Ella rechazó ambas alternativas.

—Prefiero que mi madre no sepa nada hasta que se encuentre mejor. Quiero que esto sea un secreto de momento, Godfrey. Vete ahora, y vuelve esta noche. Ya hemos pasado demasiado tiempo aquí solos.

Se puso en pie y, al hacerlo, miró por primera vez hacia la sala en que yo soportaba mi martirio.

—¿Quién ha cerrado esas cortinas? —preguntó—. Bastante cerrada es de por sí esa sala para impedir que pase el aire.

Se acercó a las cortinas. Justo cuando acababa de poner la mano en ellas —cuando el descubrimiento de mi presencia parecía del todo inevitable—, la voz del joven y lozano lacayo en la escalera suspendió bruscamente todo movimiento de su parte o de la mía. Era, inconfundiblemente, la voz de un hombre muy alarmado.

—¡Señorita Rachel! —decía el lacayo—. ¿Dónde está, señorita Rachel?

Se apartó de un salto de las cortinas y corrió a la puerta.

El criado entraba en ese preciso instante. Había perdido del todo su color rubicundo.

—¡Señorita, baje, por favor! La señora se ha desmayado y no logramos que vuelva en sí.

Al momento me vi sola y con libertad de bajar a mi vez sin que nadie me viera.

El señor Godfrey pasó corriendo por mi lado en el pasillo, en busca del médico.

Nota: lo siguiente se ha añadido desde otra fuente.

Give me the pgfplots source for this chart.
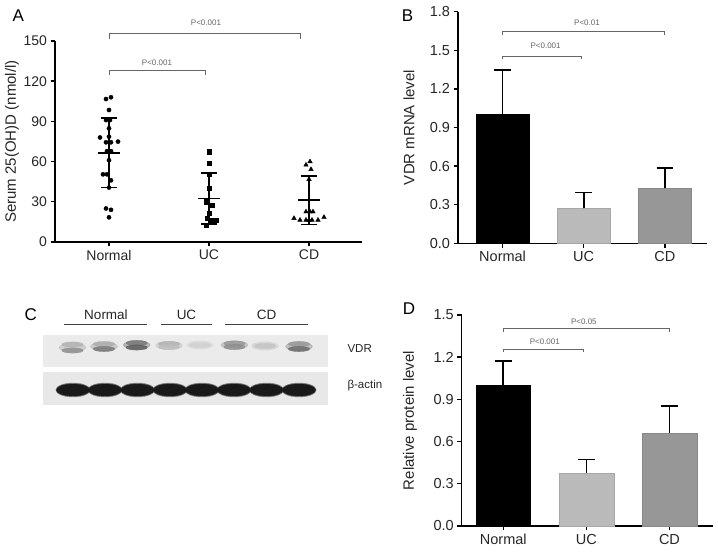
\documentclass[border=0pt]{standalone}
\usepackage{fontspec}
\setmainfont{Liberation Sans}
\usepackage{pgfplots}
\pgfplotsset{compat=1.18}

\definecolor{ucgray}{HTML}{BABABA}
\definecolor{cdgray}{HTML}{979797}
\definecolor{sig}{HTML}{666666}

\pgfplotsset{
  prism/.style={
    scale only axis, anchor=south west, clip=false,
    axis x line*=bottom, axis y line*=left,
    axis line style={line width=1.5pt, black},
    tick align=outside, major tick length=4.5pt,
    every tick/.style={line width=1.4pt, black},
    xtick={0,1,2}, xticklabels={Normal,UC,CD},
    ticklabel style={font=\fontsize{14.5}{16}\selectfont, text=black!85},
    label style={font=\fontsize{15}{17}\selectfont, text=black!85},
  },
  sd/.style={
    error bars/.cd, y dir=plus, y explicit,
    error bar style={line width=1.6pt, black},
    error mark options={line width=1.6pt, mark size=8.3pt, black, rotate=90},
  },
}
\newcommand{\sigfont}{\fontsize{8}{9}\selectfont}

\begin{document}
\begin{tikzpicture}
\useasboundingbox (0pt,0pt) rectangle (718pt,553pt);

% ---------------- A: serum 25(OH)D scatter
\begin{axis}[prism, at={(55pt,311pt)}, width=307pt, height=201pt,
  xmin=-0.54, xmax=2.53, ymin=0, ymax=150,
  ytick={0,30,60,90,120,150}, yticklabels={0,30,60,90,120,150},
  ylabel={Serum 25(OH)D (nmol/l)},
  ylabel style={at={(axis description cs:-0.14,0.5)}, anchor=center},
  ticklabel style={font=\fontsize{14}{16}\selectfont}]
\addplot[only marks, mark=*, mark size=2.1pt, black] coordinates {
  (-0.03,106.7) (0.02,108) (0,98.5) (-0.03,91) (0.01,91) (0,84.8)
  (-0.09,78) (0,78.6) (-0.03,74.4) (0.02,74.4) (0.09,74.9)
  (-0.02,67.8) (0.02,67.8) (0,61) (-0.06,50.5) (-0.02,50.5)
  (0.02,46) (0,40.6) (-0.03,25) (0.02,24) (0,18.4)};
\addplot[only marks, mark=square*, mark size=2.2pt, black] coordinates {
  (1,67.4) (1,58.7) (1,50.5) (1,40) (0.97,30) (1.03,27.6)
  (1,21.4) (0.98,17.7) (1.03,16.4) (1.07,16.4) (0.97,12.7)};
\addplot[only marks, mark=triangle*, mark size=2.6pt, black] coordinates {
  (1.97,57.5) (2.01,60) (2.02,54.2) (2,46.8)
  (1.97,22.6) (2.01,22.6) (2.04,22.6)
  (1.85,17.7) (1.91,16.4) (1.97,16.4) (2,16.4) (2.03,16.4) (2.09,16.4) (2.15,18.5)};
\addplot[only marks, mark=-, mark size=11pt, mark options={line width=1.6pt, black},
  error bars/.cd, y dir=both, y explicit,
  error bar style={line width=1.6pt, black},
  error mark options={line width=1.6pt, mark size=8.3pt, black, rotate=90}]
  coordinates {(0,66.5) +- (0,25.9) (1,32.6) +- (0,19) (2,31.2) +- (0,18)};
\draw[sig, line width=0.8pt] (axis cs:0,151.3) -- (axis cs:0,156) -- (axis cs:1.91,156) -- (axis cs:1.91,151.3);
\draw[sig, line width=0.8pt] (axis cs:0,124.6) -- (axis cs:0,127.8) -- (axis cs:0.96,127.8) -- (axis cs:0.96,124.6);
\node[font=\sigfont, text=sig] at (axis cs:0.97,163.4) {P<0.001};
\node[font=\sigfont, text=sig] at (axis cs:0.48,134) {P<0.001};
\end{axis}

% ---------------- B: VDR mRNA
\begin{axis}[prism, at={(458pt,309.7pt)}, width=249pt, height=231.6pt,
  xmin=-0.55, xmax=2.52, ymin=0, ymax=1.8,
  ytick={0,0.3,0.6,0.9,1.2,1.5,1.8}, yticklabels={0.0,0.3,0.6,0.9,1.2,1.5,1.8},
  ylabel={VDR mRNA level},
  ylabel style={at={(axis description cs:-0.197,0.5)}, anchor=center}]
\addplot[ybar, bar shift=0pt, bar width=0.66, fill=black, draw=black, sd] coordinates {(0,1.0) +- (0,0.347)};
\addplot[ybar, bar shift=0pt, bar width=0.66, fill=ucgray, draw=ucgray!90!black, sd] coordinates {(1,0.272) +- (0,0.124)};
\addplot[ybar, bar shift=0pt, bar width=0.66, fill=cdgray, draw=cdgray!90!black, sd] coordinates {(2,0.427) +- (0,0.156)};
\draw[sig, line width=0.7pt] (axis cs:0,1.618) -- (axis cs:0,1.644) -- (axis cs:2.0,1.644) -- (axis cs:2.0,1.618);
\draw[sig, line width=0.7pt] (axis cs:0,1.43) -- (axis cs:0,1.455) -- (axis cs:0.97,1.455) -- (axis cs:0.97,1.43);
\node[font=\sigfont, text=sig] at (axis cs:1.04,1.714) {P<0.01};
\node[font=\sigfont, text=sig] at (axis cs:0.53,1.533) {P<0.001};
\end{axis}

% ---------------- C: western blot
\begin{axis}[hide axis, scale only axis, anchor=south west, clip=false,
  at={(40pt,143pt)}, width=290pt, height=80pt,
  xmin=40, xmax=330, ymin=330, ymax=410, y dir=reverse,
  colormap={blot}{gray(0cm)=(0.93); gray(1cm)=(0.08)},
  point meta min=0, point meta max=1]
\addplot[fill=black!8, draw=none] coordinates {(42.7,335) (328.3,335) (328.3,367.5) (42.7,367.5)} -- cycle;
\addplot[fill=black!9, draw=none] coordinates {(42.7,372) (328.3,372) (328.3,405.5) (42.7,405.5)} -- cycle;
% VDR bands: soft halo, then core, [darkness]
\addplot[scatter, only marks, mark=*, point meta=explicit,
  scatter/use mapped color={draw=mapped color, fill=mapped color},
  mark size=4.2pt, mark options={xscale=3.2, opacity=0.45}] coordinates {
  (72.5,347.5) [0.30] (104,346.5) [0.35] (136.7,345) [0.55] (169,345.5) [0.22]
  (200,345) [0.12] (234.5,345) [0.38] (265,346) [0.18] (299,346.5) [0.45]};
\addplot[scatter, only marks, mark=*, point meta=explicit,
  scatter/use mapped color={draw=mapped color, fill=mapped color},
  mark size=2.6pt, mark options={xscale=4.1, opacity=0.8}] coordinates {
  (72.5,344.5) [0.28] (72.5,350.5) [0.45] (104,344) [0.30] (104,349) [0.56]
  (136.7,343) [0.55] (136.7,347.5) [0.68] (169,344) [0.28] (169,347) [0.22]
  (200,345) [0.14] (234.5,343.5) [0.40] (234.5,347) [0.45] (265,346) [0.20]
  (299,344) [0.40] (299,349) [0.62]};
% beta-actin bands
\addplot[scatter, only marks, mark=*, point meta=explicit,
  scatter/use mapped color={draw=mapped color, fill=mapped color},
  mark size=7pt, mark options={xscale=2.45, opacity=0.5}] coordinates {
  (73,390) [0.9] (105,390) [0.9] (137.5,390) [0.9] (170,390) [0.9]
  (202,390) [0.9] (234,390) [0.9] (266.5,390) [0.9] (299,390) [0.9]};
\addplot[scatter, only marks, mark=*, point meta=explicit,
  scatter/use mapped color={draw=mapped color, fill=mapped color},
  mark size=6pt, mark options={xscale=2.75}] coordinates {
  (73,390) [0.97] (105,390) [0.97] (137.5,390) [0.97] (170,390) [0.97]
  (202,390) [0.97] (234,390) [0.97] (266.5,390) [0.97] (299,390) [0.97]};
\draw[black!75, line width=0.8pt] (axis cs:64,324.3) -- (axis cs:146.7,324.3);
\draw[black!75, line width=0.8pt] (axis cs:161,324.3) -- (axis cs:212,324.3);
\draw[black!75, line width=0.8pt] (axis cs:225.3,324.3) -- (axis cs:308.3,324.3);
\node[font=\fontsize{13.5}{15}\selectfont, text=black!85] at (axis cs:106,314.5) {Normal};
\node[font=\fontsize{13.5}{15}\selectfont, text=black!85] at (axis cs:186.5,314.5) {UC};
\node[font=\fontsize{13.5}{15}\selectfont, text=black!85] at (axis cs:266.7,314.5) {CD};
\node[font=\fontsize{11.5}{13}\selectfont, text=black!85, anchor=west] at (axis cs:344,348.5) {VDR};
\node[font=\fontsize{11.5}{13}\selectfont, text=black!85, anchor=west] at (axis cs:344,386) {β-actin};
\end{axis}

% ---------------- D: relative protein
\begin{axis}[prism, at={(461.7pt,27pt)}, width=251pt, height=211pt,
  xmin=-0.5, xmax=2.52, ymin=0, ymax=1.5,
  ytick={0,0.3,0.6,0.9,1.2,1.5}, yticklabels={0.0,0.3,0.6,0.9,1.2,1.5},
  ylabel={Relative protein level},
  ylabel style={at={(axis description cs:-0.206,0.5)}, anchor=center}]
\addplot[ybar, bar shift=0pt, bar width=0.66, fill=black, draw=black, sd] coordinates {(0,1.0) +- (0,0.173)};
\addplot[ybar, bar shift=0pt, bar width=0.66, fill=ucgray, draw=ucgray!90!black, sd] coordinates {(1,0.375) +- (0,0.099)};
\addplot[ybar, bar shift=0pt, bar width=0.66, fill=cdgray, draw=cdgray!90!black, sd] coordinates {(2,0.663) +- (0,0.19)};
\draw[sig, line width=0.7pt] (axis cs:0,1.381) -- (axis cs:0,1.405) -- (axis cs:2.0,1.405) -- (axis cs:2.0,1.381);
\draw[sig, line width=0.7pt] (axis cs:0,1.239) -- (axis cs:0,1.258) -- (axis cs:0.96,1.258) -- (axis cs:0.96,1.239);
\node[font=\sigfont, text=sig] at (axis cs:0.97,1.455) {P<0.05};
\node[font=\sigfont, text=sig] at (axis cs:0.5,1.31) {P<0.001};
\end{axis}

% panel letters
\node[font=\fontsize{17}{19}\selectfont] at (18.3pt,537pt) {A};
\node[font=\fontsize{17}{19}\selectfont] at (407.5pt,537.5pt) {B};
\node[font=\fontsize{17}{19}\selectfont] at (30.7pt,238pt) {C};
\node[font=\fontsize{17}{19}\selectfont] at (409pt,244pt) {D};
\end{tikzpicture}
\end{document}
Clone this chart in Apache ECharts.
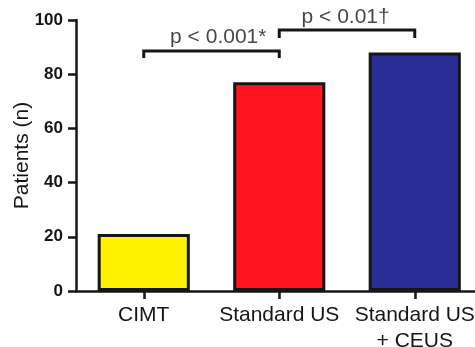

—¡Vaya y ayude! —dijo, señalando la habitación. Encontré a Rachel arrodillada junto al diván, con la cabeza de su madre en el regazo. Me bastó con ver a mi tía (sabiendo lo que ya sabía) para percatarme de la horrible verdad. Me guardé mis pensamientos hasta que llegó el médico. No tardó mucho en aparecer. Empezó por pedirle a Rachel que saliera de allí… y nos comunicó a los demás que lady Verinder había dejado de existir. Es posible que a las personas rigurosas y necesitadas de pruebas sólidas para combatir su escepticismo les interese saber que aquel hombre no dio muestras de ningún arrepentimiento cuando me miró.

Poco después me asomé al cuarto del desayuno y a la biblioteca. Mi tía había muerto sin abrir una sola de las cartas que yo le había enviado. Tanto me impresionó este hecho que hasta pasados unos días no caí en la cuenta de que también había muerto sin hacerme entrega de mi pequeño legado.